What you have to do: Print exactly those lines that run from the beginning of the data to the line bearing "const yTickValues = [100, 10, 1];", inclusive.

Data provided:

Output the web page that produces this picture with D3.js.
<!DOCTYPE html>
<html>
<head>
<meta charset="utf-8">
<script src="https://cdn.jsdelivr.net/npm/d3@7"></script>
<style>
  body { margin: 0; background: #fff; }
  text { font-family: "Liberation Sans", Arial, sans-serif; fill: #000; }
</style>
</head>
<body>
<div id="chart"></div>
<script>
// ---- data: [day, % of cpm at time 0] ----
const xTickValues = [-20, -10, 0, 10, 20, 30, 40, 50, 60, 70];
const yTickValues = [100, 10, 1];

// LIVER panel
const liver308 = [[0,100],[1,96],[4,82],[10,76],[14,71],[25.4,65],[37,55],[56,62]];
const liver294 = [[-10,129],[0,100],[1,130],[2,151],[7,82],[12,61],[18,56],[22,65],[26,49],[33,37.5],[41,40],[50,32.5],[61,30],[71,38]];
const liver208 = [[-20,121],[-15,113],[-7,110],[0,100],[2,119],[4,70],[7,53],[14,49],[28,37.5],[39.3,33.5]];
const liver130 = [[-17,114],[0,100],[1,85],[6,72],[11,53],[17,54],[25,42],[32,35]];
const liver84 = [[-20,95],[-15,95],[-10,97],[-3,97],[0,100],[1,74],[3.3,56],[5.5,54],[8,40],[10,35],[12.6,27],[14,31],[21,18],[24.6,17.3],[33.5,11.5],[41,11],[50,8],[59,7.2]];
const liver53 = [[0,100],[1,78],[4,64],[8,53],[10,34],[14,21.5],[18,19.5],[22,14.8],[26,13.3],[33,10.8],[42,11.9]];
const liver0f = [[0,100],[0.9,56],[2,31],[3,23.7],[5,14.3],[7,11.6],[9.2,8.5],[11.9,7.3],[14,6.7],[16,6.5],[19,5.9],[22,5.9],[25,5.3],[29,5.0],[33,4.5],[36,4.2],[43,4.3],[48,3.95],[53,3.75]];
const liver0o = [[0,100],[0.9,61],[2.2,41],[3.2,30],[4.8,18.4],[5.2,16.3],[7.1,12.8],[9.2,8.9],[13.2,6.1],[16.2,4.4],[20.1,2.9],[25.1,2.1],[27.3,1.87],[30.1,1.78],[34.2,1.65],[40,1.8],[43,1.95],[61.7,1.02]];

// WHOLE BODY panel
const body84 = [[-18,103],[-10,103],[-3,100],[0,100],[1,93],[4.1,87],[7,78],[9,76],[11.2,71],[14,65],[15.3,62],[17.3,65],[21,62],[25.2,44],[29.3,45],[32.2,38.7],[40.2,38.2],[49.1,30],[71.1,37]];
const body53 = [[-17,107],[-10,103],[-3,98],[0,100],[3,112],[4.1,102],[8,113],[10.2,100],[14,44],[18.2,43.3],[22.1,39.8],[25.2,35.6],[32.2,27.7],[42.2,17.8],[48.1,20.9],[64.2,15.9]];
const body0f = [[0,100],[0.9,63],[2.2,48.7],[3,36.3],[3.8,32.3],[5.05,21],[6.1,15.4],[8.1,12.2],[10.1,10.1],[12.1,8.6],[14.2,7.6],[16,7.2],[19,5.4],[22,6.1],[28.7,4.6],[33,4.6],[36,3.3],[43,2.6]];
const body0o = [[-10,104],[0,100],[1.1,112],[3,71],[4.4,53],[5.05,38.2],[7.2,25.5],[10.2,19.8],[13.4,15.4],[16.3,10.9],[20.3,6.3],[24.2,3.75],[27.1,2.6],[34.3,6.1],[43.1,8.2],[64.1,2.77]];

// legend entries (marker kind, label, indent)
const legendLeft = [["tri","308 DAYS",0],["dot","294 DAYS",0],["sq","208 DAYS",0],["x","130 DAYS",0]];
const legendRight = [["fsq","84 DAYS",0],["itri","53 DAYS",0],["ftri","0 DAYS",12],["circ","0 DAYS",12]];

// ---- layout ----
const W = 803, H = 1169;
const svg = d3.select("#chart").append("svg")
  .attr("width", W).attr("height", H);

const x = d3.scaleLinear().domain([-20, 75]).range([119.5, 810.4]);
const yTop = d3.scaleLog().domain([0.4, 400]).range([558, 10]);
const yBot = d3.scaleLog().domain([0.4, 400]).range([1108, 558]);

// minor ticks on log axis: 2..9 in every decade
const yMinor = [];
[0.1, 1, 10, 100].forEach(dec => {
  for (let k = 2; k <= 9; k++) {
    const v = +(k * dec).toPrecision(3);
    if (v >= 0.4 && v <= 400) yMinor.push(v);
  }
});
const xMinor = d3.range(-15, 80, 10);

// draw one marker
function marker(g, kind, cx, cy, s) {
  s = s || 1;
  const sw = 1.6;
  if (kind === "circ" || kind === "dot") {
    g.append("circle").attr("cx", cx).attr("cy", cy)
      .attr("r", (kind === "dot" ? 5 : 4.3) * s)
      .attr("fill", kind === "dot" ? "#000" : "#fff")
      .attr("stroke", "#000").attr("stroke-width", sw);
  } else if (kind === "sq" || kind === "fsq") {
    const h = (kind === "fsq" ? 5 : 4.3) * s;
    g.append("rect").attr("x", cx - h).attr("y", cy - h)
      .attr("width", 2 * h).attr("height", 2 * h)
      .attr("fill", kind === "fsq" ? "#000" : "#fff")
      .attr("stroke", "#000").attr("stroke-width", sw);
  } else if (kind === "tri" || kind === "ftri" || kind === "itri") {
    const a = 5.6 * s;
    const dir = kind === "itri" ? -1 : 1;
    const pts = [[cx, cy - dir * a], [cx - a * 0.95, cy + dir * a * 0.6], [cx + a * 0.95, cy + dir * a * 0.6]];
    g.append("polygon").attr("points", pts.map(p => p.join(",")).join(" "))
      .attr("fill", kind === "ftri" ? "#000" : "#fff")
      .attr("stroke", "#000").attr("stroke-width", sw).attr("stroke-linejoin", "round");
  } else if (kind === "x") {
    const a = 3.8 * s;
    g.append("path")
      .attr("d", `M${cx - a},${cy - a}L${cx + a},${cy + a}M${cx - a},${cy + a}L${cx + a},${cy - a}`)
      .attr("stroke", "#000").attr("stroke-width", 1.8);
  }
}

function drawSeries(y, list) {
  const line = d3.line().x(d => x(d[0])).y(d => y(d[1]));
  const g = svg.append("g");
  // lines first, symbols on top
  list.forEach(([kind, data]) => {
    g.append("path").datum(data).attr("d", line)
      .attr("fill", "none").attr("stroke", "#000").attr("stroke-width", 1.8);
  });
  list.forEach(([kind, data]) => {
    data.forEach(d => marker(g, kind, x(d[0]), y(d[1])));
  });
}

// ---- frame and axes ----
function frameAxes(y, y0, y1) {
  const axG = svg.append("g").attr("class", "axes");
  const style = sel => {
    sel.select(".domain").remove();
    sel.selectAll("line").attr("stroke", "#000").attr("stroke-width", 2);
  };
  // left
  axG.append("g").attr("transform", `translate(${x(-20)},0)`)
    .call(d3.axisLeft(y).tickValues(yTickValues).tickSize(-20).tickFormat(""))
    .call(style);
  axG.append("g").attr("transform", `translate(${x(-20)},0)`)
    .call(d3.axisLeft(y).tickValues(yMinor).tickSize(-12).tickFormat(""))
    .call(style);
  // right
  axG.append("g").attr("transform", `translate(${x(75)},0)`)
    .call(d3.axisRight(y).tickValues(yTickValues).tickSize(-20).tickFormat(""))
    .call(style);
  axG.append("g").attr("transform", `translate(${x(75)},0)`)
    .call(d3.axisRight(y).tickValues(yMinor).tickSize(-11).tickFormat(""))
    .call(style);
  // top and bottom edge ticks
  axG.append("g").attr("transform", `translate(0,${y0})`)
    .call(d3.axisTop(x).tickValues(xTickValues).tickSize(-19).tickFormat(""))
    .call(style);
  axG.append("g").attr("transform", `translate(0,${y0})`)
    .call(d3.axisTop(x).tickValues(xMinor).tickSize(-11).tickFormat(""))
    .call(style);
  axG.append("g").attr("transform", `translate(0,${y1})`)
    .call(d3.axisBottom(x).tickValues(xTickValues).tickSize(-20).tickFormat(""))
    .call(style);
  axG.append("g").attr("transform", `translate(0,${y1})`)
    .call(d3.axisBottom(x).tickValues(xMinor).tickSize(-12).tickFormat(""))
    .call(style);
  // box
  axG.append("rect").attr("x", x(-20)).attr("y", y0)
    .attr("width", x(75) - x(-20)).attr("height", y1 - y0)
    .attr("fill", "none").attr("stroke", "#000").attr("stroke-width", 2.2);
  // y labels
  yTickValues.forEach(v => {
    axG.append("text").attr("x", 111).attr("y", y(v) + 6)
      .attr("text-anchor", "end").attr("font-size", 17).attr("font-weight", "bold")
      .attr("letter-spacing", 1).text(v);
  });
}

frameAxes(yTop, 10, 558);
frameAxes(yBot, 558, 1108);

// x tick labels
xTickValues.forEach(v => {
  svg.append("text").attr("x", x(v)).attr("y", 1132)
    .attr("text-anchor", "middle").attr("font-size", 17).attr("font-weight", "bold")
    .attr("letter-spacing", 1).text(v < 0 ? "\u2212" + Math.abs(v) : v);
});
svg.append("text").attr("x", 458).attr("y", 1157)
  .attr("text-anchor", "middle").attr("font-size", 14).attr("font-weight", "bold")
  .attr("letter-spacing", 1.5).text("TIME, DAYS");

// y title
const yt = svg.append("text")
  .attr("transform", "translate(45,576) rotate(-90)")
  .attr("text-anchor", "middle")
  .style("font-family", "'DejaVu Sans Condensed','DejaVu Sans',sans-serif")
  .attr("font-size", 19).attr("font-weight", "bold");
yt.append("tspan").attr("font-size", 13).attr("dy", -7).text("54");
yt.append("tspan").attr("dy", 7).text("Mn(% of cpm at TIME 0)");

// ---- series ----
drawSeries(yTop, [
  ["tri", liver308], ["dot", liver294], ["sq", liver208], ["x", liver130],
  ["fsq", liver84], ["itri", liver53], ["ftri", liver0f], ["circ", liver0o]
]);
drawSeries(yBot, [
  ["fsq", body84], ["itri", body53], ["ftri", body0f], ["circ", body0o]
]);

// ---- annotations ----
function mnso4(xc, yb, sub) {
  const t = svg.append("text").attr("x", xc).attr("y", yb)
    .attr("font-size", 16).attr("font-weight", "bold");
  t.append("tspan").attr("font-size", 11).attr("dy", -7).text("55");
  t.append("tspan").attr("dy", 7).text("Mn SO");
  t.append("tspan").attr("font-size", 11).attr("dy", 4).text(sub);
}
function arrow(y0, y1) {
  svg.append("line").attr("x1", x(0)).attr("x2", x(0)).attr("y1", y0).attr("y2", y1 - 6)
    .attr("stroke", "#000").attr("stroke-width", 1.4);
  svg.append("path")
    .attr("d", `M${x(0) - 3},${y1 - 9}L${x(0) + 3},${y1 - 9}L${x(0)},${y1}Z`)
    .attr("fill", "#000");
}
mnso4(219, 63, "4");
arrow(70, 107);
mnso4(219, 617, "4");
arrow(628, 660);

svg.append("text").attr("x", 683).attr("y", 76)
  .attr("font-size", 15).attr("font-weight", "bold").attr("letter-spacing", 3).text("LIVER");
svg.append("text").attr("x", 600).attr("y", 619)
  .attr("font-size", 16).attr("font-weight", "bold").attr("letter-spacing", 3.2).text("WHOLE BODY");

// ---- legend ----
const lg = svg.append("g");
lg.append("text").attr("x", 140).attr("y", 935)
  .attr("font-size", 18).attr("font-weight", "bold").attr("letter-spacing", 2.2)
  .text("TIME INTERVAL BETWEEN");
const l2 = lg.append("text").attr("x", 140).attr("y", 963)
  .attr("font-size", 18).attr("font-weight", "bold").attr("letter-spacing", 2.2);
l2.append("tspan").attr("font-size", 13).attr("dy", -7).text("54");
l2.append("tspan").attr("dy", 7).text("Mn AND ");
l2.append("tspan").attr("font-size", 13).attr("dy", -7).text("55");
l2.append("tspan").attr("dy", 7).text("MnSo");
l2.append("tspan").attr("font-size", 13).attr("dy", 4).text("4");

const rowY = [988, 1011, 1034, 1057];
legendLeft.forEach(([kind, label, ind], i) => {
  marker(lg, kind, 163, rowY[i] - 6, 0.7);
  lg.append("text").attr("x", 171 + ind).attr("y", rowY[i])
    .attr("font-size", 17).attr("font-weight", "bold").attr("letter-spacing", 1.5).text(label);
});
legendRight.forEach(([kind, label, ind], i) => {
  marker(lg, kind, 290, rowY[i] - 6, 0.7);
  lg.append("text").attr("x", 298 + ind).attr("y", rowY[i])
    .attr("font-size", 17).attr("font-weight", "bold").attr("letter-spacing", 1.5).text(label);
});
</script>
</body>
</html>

Finished answer:
Output the web page that produces this picture with D3.js.
<!DOCTYPE html>
<html>
<head>
<meta charset="utf-8">
<script src="https://cdn.jsdelivr.net/npm/d3@7"></script>
<style>
  body { margin: 0; background: #fff; }
  text { font-family: "Liberation Sans", Arial, sans-serif; fill: #000; }
</style>
</head>
<body>
<div id="chart"></div>
<script>
// ---- data: [day, % of cpm at time 0] ----
const xTickValues = [-20, -10, 0, 10, 20, 30, 40, 50, 60, 70];
const yTickValues = [100, 10, 1];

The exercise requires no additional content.